Remember how both Flaherty and Carney were screaming that the Canadian housing sector is way too hot and that it needs to adjust? Remember how both were taking steps to tame the risk of a housing bubble in Canada? And... nothing happened! Canadian home sales dipped for a year but the much awaited housing correction never really happened. The great Canadian housing bubble keeps on inflating!
All those mortgage rule changes have yet to stop the insane housing inflation. Yet the government continues tinkering with them in hope of engineering a soft landing. Just yesterday CMHC started limiting guarantees to banks on mortgage-backed securities to put upward pressure on mortgage rates in order to cool the Canadian housing market. But why?

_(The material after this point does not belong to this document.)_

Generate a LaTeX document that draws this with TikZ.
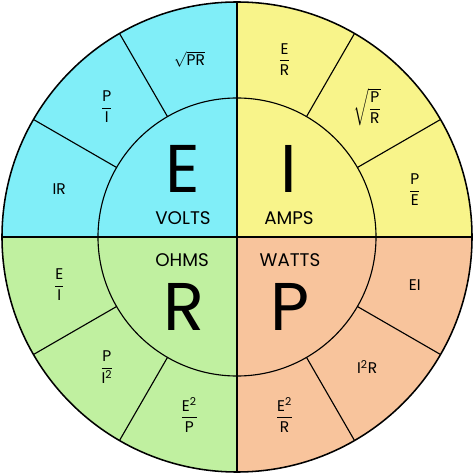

Flaherty once said that there were early indicators of a housing bubble developing in Canada and today we continue to see them.
Now, as a case in point, let's look at Toronto where this past July both sales and prices were up significantly. Sales increased by 12.8% versus the reported 16.4%. The average price rose over 7% from a year earlier. The graph below shows the breakdown of housing inflation by market segment and area.
Another graph below shows historic housing prices in Toronto by dwelling type.
And this is how the average Toronto home price looks versus sales:
The question is whether the past month's statistics are an indicator of Toronto's housing market becoming red hot one more time, or is it just an outlier? It is quite possible that the increased activity in the housing market is the result of recent increases in the mortgage rates. Buyers are scared that rates will rise further and so they jump into the market right away while the rates are still quite low. By the way, yesterday's CMHC rule change is expected to propel mortgage rates to rise by somewhere between 0.15% and 0.45%.